From the outset, the major transport projects have been yet another example of short-term thinking and using infrastructure approaches from the 1960s to plan for the problems we are facing not only today but tomorrow and in future years. Frustratingly, the North Sydney environment will pay the price, with more traffic congestion on our streets, more air pollution around our schools, the loss of more than 3½ thousand trees, mangroves and seagrasses; and the loss of 15,000 square metres of green space from our parks and reserves, including spaces like Cammeray Park and Flat Rock Gully. As one constituent said to me:
The pictures of the mother duck and her ducklings standing behind the workers who did nothing to help them when there dam was removed, then seeing the pictures of the dead ducklings over the next few days, the Powerful Owl killed by a bus, minor birds (although not the native ones) building nests in traffic lights are some of the horror stories that the cause and effect by the government removing a once beautiful park.
Residents are frustrated by the seemingly endless clearing of mature trees, which regularly seems to happen ahead of schedule, and yet the replanting and replacement of trees never seems to be delivered quite so smoothly.
Ultimately, the North Sydney community feels largely ignored in a rushed consultation process, and our residents are going to lose out. This is typified by the fact that community speaks about community consultation not being well advertised. It's hard to find information and it's difficult to decipher processes to provide feedback. Increasingly, correspondence to my office refers to 'consultation' in air quotes to signify the lack thereof. People across North Sydney in fact routinely referred to community consultation as being DEAD, where D stands for decide, E stands for educate, A stands for advocate, and D stands for do. At no point in that process is there a letter L for listen or a C for consult.

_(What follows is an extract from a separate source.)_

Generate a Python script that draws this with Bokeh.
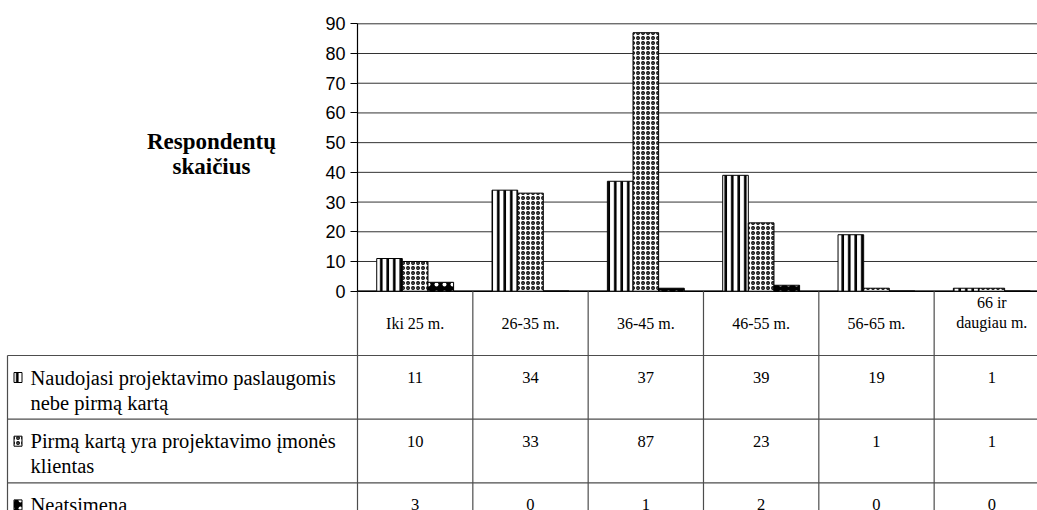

By the time the community reads about the details of the project, the design is set in stone. There has been no shifting of state departments once they have set their minds on something, even when the committee present expertly researched alternative options. In my view, plans should be infinitely adaptable when political and community will align. Another constituent wrote to me, saying:
I feel powerless. It seems all the pleas from locals and residents have been ignored and the NSW government is continuing to destroy native habitat, cut down trees, and destroy the local environment.
As it stands, the legislation recognises the role and importance of giving consumers a voice in the process when it comes to ideating infrastructure projects, but the reality is that not all consumers will always be of the community most impacted. Consumers use the roads, consumers use the bridges, consumers use the sporting facilities, but it is communities who live with the consequences of them, and they deserve to be heard. It is therefore for good reason that I believe this legislation will be strengthened by specifically acknowledging and recognising the important role community consultation plays in delivering best-in-class infrastructure projects. It is time we started approaching major infrastructure projects like these differently—with transparency, true community consultation, sustainability and integrity at the heart of them. I look forward to presenting my amendments during the consideration in detail debate.